● **Description of the task**
Everything from the first line of the data below through the line that contains "from matplotlib.ticker import MultipleLocator" should be written out exactly, please, and nothing more; the pictures stay out.

## begin

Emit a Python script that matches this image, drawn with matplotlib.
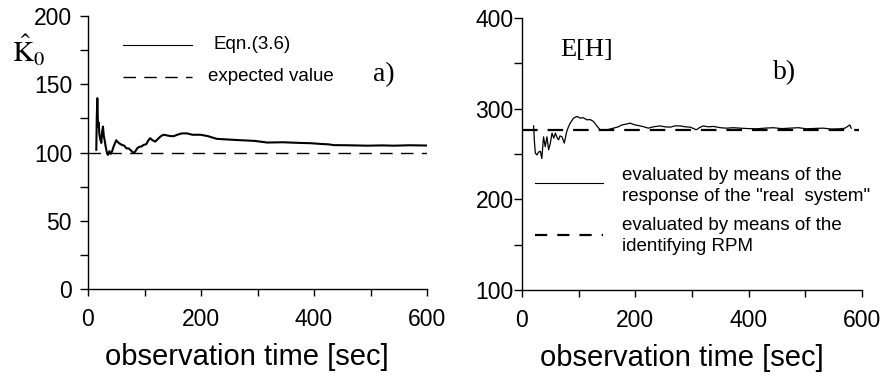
import matplotlib
matplotlib.use("Agg")
import matplotlib.pyplot as plt
from matplotlib.ticker import MultipleLocator

plt.rcParams['font.family'] = ['Liberation Sans', 'DejaVu Sans']
plt.rcParams['mathtext.fontset'] = 'stix'

# ---- data: panel a) ----
t_a = [14.7, 15.5, 16.5, 17.7, 19, 20, 21.5, 23.6, 25, 26.5, 28, 29.5, 31, 32.4, 34, 35.4,
       38, 40, 42.5, 45, 48, 50, 53, 56, 60, 64, 68, 72, 76, 81, 84, 87, 90, 95, 98.5,
       103, 107, 110, 114, 119, 124, 129, 134, 140, 146, 152, 158, 166, 175, 185, 199,
       212, 228, 248, 270, 295, 317, 345, 376, 395, 411, 425, 435, 460, 494, 520, 541,
       570, 600]
k0_est = [102, 125, 139.8, 119, 122, 114, 110, 107, 115, 119, 112, 109, 105, 102, 99, 98.3,
          101, 99, 100.7, 104, 107, 109, 107.5, 106.5, 105.6, 105, 103, 103, 101.5, 99.5,
          101, 103, 104, 104.5, 105.6, 106, 109, 110.5, 109, 108, 110, 112, 113, 112.5,
          112, 112, 113, 114, 114, 113, 113, 112, 110, 109.5, 109, 108.5, 107.3, 107.5,
          107, 106.8, 106.3, 106, 105.4, 105.3, 105, 105.2, 105, 105.3, 105.1]
t_expected_a = [0, 600]
k0_expected = [100, 100]

# ---- data: panel b) ----
t_b = [20.5, 21.7, 23.5, 26.4, 29, 32.3, 35, 38, 41, 44, 47, 50, 53, 56, 59, 62, 64.6, 67,
       70.5, 74.6, 79, 82, 85, 91, 97, 103, 108, 114.5, 120, 126, 132, 138, 144, 150,
       161.5, 170, 176, 184, 191, 200, 208.5, 215, 223, 232, 244, 252, 261.6, 270, 279,
       288, 297, 303, 307.5, 313, 320, 328, 338, 350, 361, 373, 385, 400, 414, 428,
       443.5, 458, 473, 488, 502, 517, 531.5, 546, 561, 570, 578.5, 581]
eh_real = [281, 265.6, 251, 249, 252, 253, 245, 269, 258, 269, 254.6, 262, 273, 267.5, 273,
           268, 265.6, 270, 269, 262, 275, 280, 284, 289.6, 291.4, 289.6, 290, 287.7, 288,
           286, 281, 276.7, 277, 276.7, 278.5, 280, 282, 283, 284, 282, 281, 280, 278.5,
           280, 281, 280, 279.6, 281, 281, 280, 279.6, 278, 276.7, 279, 281, 280, 280.4,
           279, 278.5, 279, 278.5, 278, 277.8, 278.5, 279, 278, 278.5, 279, 277.8, 278.2,
           278.5, 277.5, 277.8, 278.5, 282, 278.5]
t_expected_b = [0, 594]
eh_rpm = [277, 277]

x_ticks = [0, 200, 400, 600]

fig = plt.figure(figsize=(8.83, 3.76), dpi=100)
axA = fig.add_axes([88/883, (376-289)/376, 339/883, 273/376])
axB = fig.add_axes([522/883, (376-290)/376, 340/883, 272/376])

for ax in (axA, axB):
    for s in ('top', 'right'):
        ax.spines[s].set_visible(False)
    for s in ('left', 'bottom'):
        ax.spines[s].set_linewidth(1.0)
    ax.set_xlim(0, 600)
    ax.set_xticks(x_ticks)
    ax.xaxis.set_minor_locator(MultipleLocator(100))
    ax.tick_params(axis='x', which='both', direction='out', length=5, width=1.0,
                   labelsize=16.5, pad=9)
    ax.set_xlabel('observation time [sec]', fontsize=21)
    ax.xaxis.set_label_coords(0.47, -0.25)
    ax.xaxis.label.set_va('center')

# panel a
axA.plot(t_a, k0_est, color='black', lw=1.5)
axA.plot(t_expected_a, k0_expected, color='black', lw=1.0, dashes=(9, 6))
axA.set_ylim(0, 200)
axA.set_yticks([0, 50, 100, 150, 200])
axA.yaxis.set_minor_locator(MultipleLocator(25))
axA.tick_params(axis='y', which='both', direction='out', length=5.5, width=1.0,
                labelsize=16.5, pad=6)

axA.plot([0.103, 0.307], [0.894, 0.894], transform=axA.transAxes, color='black', lw=0.8,
         clip_on=False)
axA.text(0.369, 0.894, 'Eqn.(3.6)', transform=axA.transAxes, fontsize=13.5, va='center')
axA.plot([0.103, 0.307], [0.777, 0.777], transform=axA.transAxes, color='black', lw=1.0,
         dashes=(9, 6), clip_on=False)
axA.text(0.354, 0.777, 'expected value', transform=axA.transAxes, fontsize=13.5, va='center')
axA.text(0.841, 0.784, 'a)', transform=axA.transAxes, fontsize=20, va='center',
         family='Liberation Serif')
fig.text(12/883, (376-62)/376, r'$\hat{\mathrm{K}}_{0}$', fontsize=21, va='baseline')

# panel b
axB.plot(t_b, eh_real, color='black', lw=0.9)
axB.plot(t_expected_b, eh_rpm, color='black', lw=1.6, dashes=(7, 4.5))
axB.set_ylim(100, 400)
axB.set_yticks([100, 200, 300, 400])
axB.yaxis.set_minor_locator(MultipleLocator(50))
axB.tick_params(axis='y', which='both', direction='out', length=5.5, width=1.0,
                labelsize=16.5, pad=0.5)

axB.plot([0.038, 0.238], [0.393, 0.393], transform=axB.transAxes, color='black', lw=0.8,
         clip_on=False)
axB.text(0.294, 0.382, 'evaluated by means of the\nresponse of the "real  system"',
         transform=axB.transAxes, fontsize=13.5, va='center', linespacing=1.3)
axB.plot([0.038, 0.238], [0.202, 0.202], transform=axB.transAxes, color='black', lw=1.6,
         dashes=(5.5, 4.5), clip_on=False)
axB.text(0.294, 0.199, 'evaluated by means of the\nidentifying RPM',
         transform=axB.transAxes, fontsize=13.5, va='center', linespacing=1.3)
axB.text(0.112, 0.882, 'E[H]', transform=axB.transAxes, fontsize=19, va='center',
         family='Liberation Serif')
axB.text(0.738, 0.798, 'b)', transform=axB.transAxes, fontsize=20, va='center',
         family='Liberation Serif')

fig.savefig('out.png', dpi=100)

## end

● **Exercise response**
Emit a Python script that matches this image, drawn with matplotlib.
import matplotlib
matplotlib.use("Agg")
import matplotlib.pyplot as plt
from matplotlib.ticker import MultipleLocator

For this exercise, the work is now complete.